Law enforcement officials have confirmed that two women who were struck and killed in a bizarre incident on Highway 154 last month did have drugs in their systems — including methadone and amphetamines — at the time of their deaths.
Sara Ornelas, 54, of Santa Barbara, and Barbara Romero , 49, of Lompoc, were killed Dec. 21 on Highway 154 after being struck by vehicles driving on the road.
At the time, the women had driven over San Marcos Pass from Santa Barbara en route to the Chumash Indian Reservation in Santa Ynez when they pulled over near the entrance to Rancho San Marcos Golf Course at about 11:45 p.m., Santa Barbara County sheriff’s Lt. Butch Arnoldi told Noozhawk at the time.
A small dog that was with them jumped out of the car and into the roadway, where it was struck and killed by a vehicle, Arnoldi said. One of the women ran into the road in pursuit of the dog, and also was struck, he said.
The second woman went to the aid of her companion and was struck multiple times, Arnoldi said. Both women were later declared dead at the scene, and the California Highway Patrol initially said alcohol and drugs did not appear to be factors in the accident.
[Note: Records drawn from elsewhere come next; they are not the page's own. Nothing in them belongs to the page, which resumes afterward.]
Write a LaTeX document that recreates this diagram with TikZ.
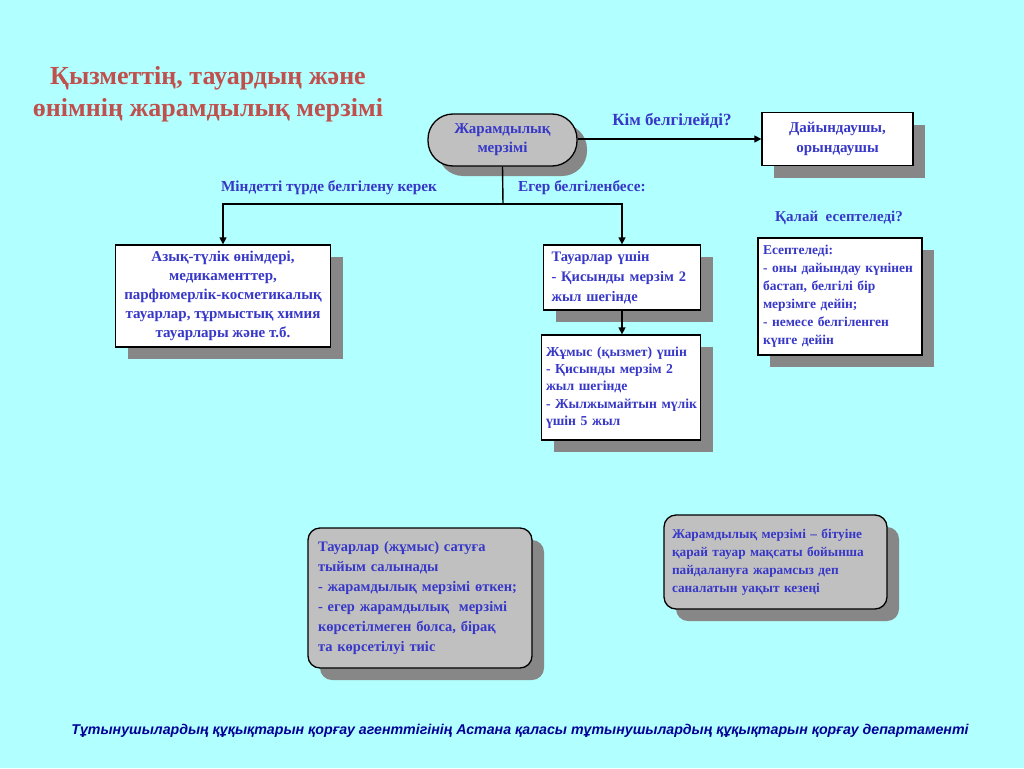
\documentclass[tikz,border=0pt]{standalone}
\usepackage{fontspec}
\setmainfont{Liberation Serif}
\setsansfont{Liberation Sans}
\usetikzlibrary{shadows,arrows.meta}
\definecolor{bg}{RGB}{178,255,255}
\definecolor{txt}{RGB}{55,55,200}
\definecolor{ttl}{RGB}{192,80,77}
\definecolor{foot}{RGB}{0,0,150}
\definecolor{shd}{RGB}{135,135,135}
\definecolor{boxgray}{RGB}{192,192,192}
\begin{document}
\begin{tikzpicture}[x=1pt,y=-1pt,
  every node/.style={text=txt,font=\bfseries\fontsize{15}{19}\selectfont},
  shd/.style={drop shadow={shadow xshift=12pt,shadow yshift=-12pt,fill=shd,opacity=1}},
  wbox/.style={draw=black,line width=1.3pt,fill=white,shd,inner sep=0pt},
  gbox/.style={draw=black,line width=1.3pt,fill=boxgray,shd,rounded corners=12pt,inner sep=0pt},
  lbl/.style={font=\bfseries\fontsize{15.3}{18}\selectfont},
  conn/.style={line width=1.4pt,draw=black},
  arr/.style={conn,-{Triangle[length=7pt,width=7pt]}}
]
\fill[bg] (0,0) rectangle (1024,768);
\useasboundingbox (0,0) rectangle (1024,768);

% title
\node[text=ttl,align=center,font=\bfseries\fontsize{26}{32}\selectfont] (title) at (208,94)
  {Қызметтің, тауардың және\\өнімнің жарамдылық мерзімі};

% pill
\node[draw=black,line width=1.3pt,fill=boxgray,drop shadow={shadow xshift=10pt,shadow yshift=-10pt,fill=shd,opacity=1},rounded corners=25pt,minimum width=149pt,minimum height=52pt,align=center,inner sep=0pt] (pill) at (502.5,140)
  {Жарамдылық\\[0pt]мерзімі};

\node[wbox,minimum width=151pt,minimum height=53pt,align=center] (maker) at (837.5,139)
  {Дайындаушы,\\[1pt]орындаушы};

\node[lbl,font=\bfseries\fontsize{17}{19}\selectfont] (who) at (672,121) {Кім белгілейді?};
\draw[arr] (pill.east |- maker.west) -- (maker.west);

% branches
\coordinate (j) at (503,204);
\draw[conn] (pill.south) -- (j);
\node[lbl] (must) at (329,188) {Міндетті түрде белгілену керек};
\node[lbl] (ifnot) at (582,188) {Егер белгіленбесе:};

\node[wbox,minimum width=215pt,minimum height=102pt,align=center] (food) at (223,296)
  {Азық-түлік өнімдері,\\медикаменттер,\\парфюмерлік-косметикалық\\тауарлар, тұрмыстық химия\\тауарлары және т.б.};

\node[wbox,minimum width=157pt,minimum height=65pt,text width=141pt,align=left,font=\bfseries\fontsize{14.5}{20}\selectfont] (goods) at (622,277.5)
  {Тауарлар үшін\\- Қисынды мерзім 2\\жыл шегінде};

\node[wbox,minimum width=159pt,minimum height=105pt,text width=156pt,align=left,font=\bfseries\fontsize{13.7}{17.2}\selectfont] (work) at (621,387.5)
  {\hspace*{3pt}Жұмыс (қызмет) үшін\\\hspace*{3pt}- Қисынды мерзім 2\\\hspace*{3pt}жыл шегінде\\\hspace*{3pt}- Жылжымайтын мүлік\\\hspace*{3pt}үшін 5 жыл};

\draw[arr] (j) -| (food.north);
\draw[arr] (j) -| (goods.north);
\draw[arr] (goods.south) -- (goods.south |- work.north);

% how
\node[lbl,font=\bfseries\fontsize{15}{18}\selectfont] (how) at (839,218) {Қалай\ \ есептеледі?};
\node[wbox,minimum width=164pt,minimum height=117pt,text width=154pt,align=left,font=\bfseries\fontsize{13.5}{18}\selectfont] (calc) at (840,296.5)
  {Есептеледі:\\- оны дайындау күнінен\\бастап, белгілі бір\\мерзімге дейін;\\- немесе белгіленген\\күнге дейін};

% gray boxes
\node[gbox,minimum width=224pt,minimum height=140pt,text width=204pt,align=left,font=\bfseries\fontsize{14.5}{20}\selectfont] (ban) at (420,598)
  {Тауарлар (жұмыс) сатуға\\тыйым салынады\\- жарамдылық мерзімі өткен;\\- егер жарамдылық\ \ мерзімі\\көрсетілмеген болса, бірақ\\та көрсетілуі тиіс\\[6pt]};

\node[gbox,minimum width=223pt,minimum height=94pt,text width=207pt,align=left,font=\bfseries\fontsize{13.3}{18}\selectfont] (def) at (775.5,562)
  {Жарамдылық мерзімі – бітуіне\\қарай тауар мақсаты бойынша\\пайдалануға жарамсыз деп\\саналатын уақыт кезеңі};

% footer
\node[text=foot,font=\sffamily\bfseries\itshape\fontsize{14.2}{16}\selectfont] (foot) at (520,731)
  {Тұтынушылардың құқықтарын қорғау агенттігінің Астана қаласы тұтынушылардың құқықтарын қорғау департаменті};
\end{tikzpicture}
\end{document}
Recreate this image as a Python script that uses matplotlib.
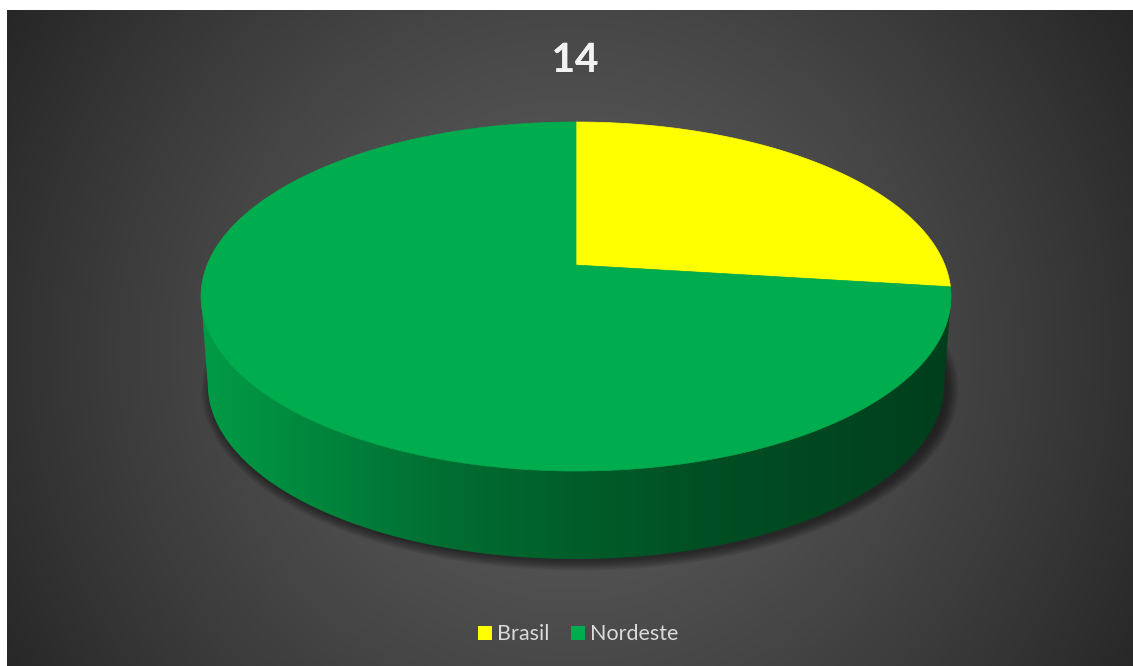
import numpy as np
import matplotlib
matplotlib.use("Agg")
import matplotlib.pyplot as plt
import matplotlib.patheffects as pe
from matplotlib.patches import Polygon, Rectangle, Ellipse

title = "14"
labels = ["Brasil", "Nordeste"]
values = [27, 73]
colors = ["#FFFF00", "#00AD4E"]

W, H = 1133, 666
fig = plt.figure(figsize=(W / 100, H / 100), dpi=100)
fig.patch.set_facecolor("white")
ax = fig.add_axes([0, 0, 1, 1])
ax.axis("off")

# dark radial background
x0, y0 = 7, 10
yy, xx = np.mgrid[y0:H, x0:W]
r = np.hypot(xx - 570, yy - 350) / 640
b = np.clip(92 - 52 * r ** 1.4, 38, 92) / 255
ax.imshow(np.dstack([b, b, b]), extent=(x0, W, H, y0), origin="upper", aspect="auto", zorder=0)

# pie geometry (screen px): top ellipse + perspective factor k
cx, cy, rx, ry, k, depth = 576, 296.5, 375, 174.5, 0.18, 88
c = np.sqrt(1 - k * k)


def proj(t):
    t = np.radians(t)
    u, v = np.cos(t), np.sin(t)
    d = 1 + k * v
    return cx + rx * c * u / d, cy - ry * (v + k) / d


def lower(x, y):
    return cx + (x - cx) * 0.982, y + depth


# soft shadow under the pie
for i in range(8):
    ax.add_patch(Ellipse((cx + 4, cy + depth + 5), 2 * (368 + i * 1.5), 2 * (172 + i * 1.3),
                         facecolor="black", edgecolor="none", alpha=0.07, zorder=1))

frac = np.array(values, float) / sum(values)
ends = 90 - 360 * np.cumsum(frac)
starts = np.concatenate([[90], ends[:-1]])
front = (180 + np.degrees(np.arcsin(k)), 360 - np.degrees(np.arcsin(k)))
shade_f = [0, 0.33, 0.66, 1]
shade_v = [0.9, 0.63, 0.46, 0.36]
left, right = proj(front[0])[0], proj(front[1])[0]

for s, e, col in zip(starts, ends, colors):
    # side wall (only the front-facing part)
    for off in (-360, 0, 360):
        lo, hi = max(e + off, front[0]), min(s + off, front[1])
        if hi <= lo:
            continue
        t = np.linspace(lo, hi, 200)
        tx, ty = proj(t)
        bx, by = lower(tx, ty)
        pts = np.column_stack([np.concatenate([tx, bx[::-1]]), np.concatenate([ty, by[::-1]])])
        poly = Polygon(pts, closed=True, facecolor="none", edgecolor="none", zorder=2)
        ax.add_patch(poly)
        base = np.array(matplotlib.colors.to_rgb(col))
        gx = np.linspace(left, right, 400)
        sh = np.interp((gx - left) / (right - left), shade_f, shade_v)
        grad = (sh[:, None] * base[None, :])[None, :, :]
        im = ax.imshow(grad, extent=(left, right, ty.max() + depth + 5, ty.min() - 5),
                       origin="upper", aspect="auto", zorder=2)
        im.set_clip_path(poly)

for s, e, col in zip(starts, ends, colors):
    t = np.linspace(s, e, 300)
    tx, ty = proj(t)
    ax.add_patch(Polygon(np.column_stack([np.r_[cx, tx], np.r_[cy - ry * k, ty]]), closed=True,
                         facecolor=col, edgecolor=col, linewidth=0.5, zorder=3))

ax.text(575, 72, title, ha="center", va="baseline", fontsize=29, fontweight="bold",
        family="Lato", color="#F2F2F2", zorder=5,
        path_effects=[pe.withSimplePatchShadow(offset=(1.5, -1.5), alpha=0.55), pe.Normal()])

# legend
for lx, lab, col in zip([478, 571], labels, colors):
    ax.add_patch(Rectangle((lx, 626), 14, 14, facecolor=col, edgecolor="none", zorder=5))
    ax.text(lx + 19, 640, lab, ha="left", va="baseline", fontsize=15.5, family="Lato",
            color="#DADADA", zorder=5)

ax.set_xlim(0, W)
ax.set_ylim(H, 0)
fig.savefig("out.png", dpi=100, facecolor=fig.get_facecolor())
But on Friday, sheriff’s Sgt. Mark Williams said toxicology results revealed that Ornelas had methadone in her system, as well as metabolites that could be linked to morphine or codeine, as well as cocaine and heroin.
Romero’s results also revealed she was under the influence of amphetamine, methamphetamine, methadone and metabolites that could be linked to codeine, heroin or morphine.
Williams told Noozhawk that the drugs are not listed as the official cause of the death in the cases, but what was found in their bodies at the time.
The CHP is continuing to investigate the incident.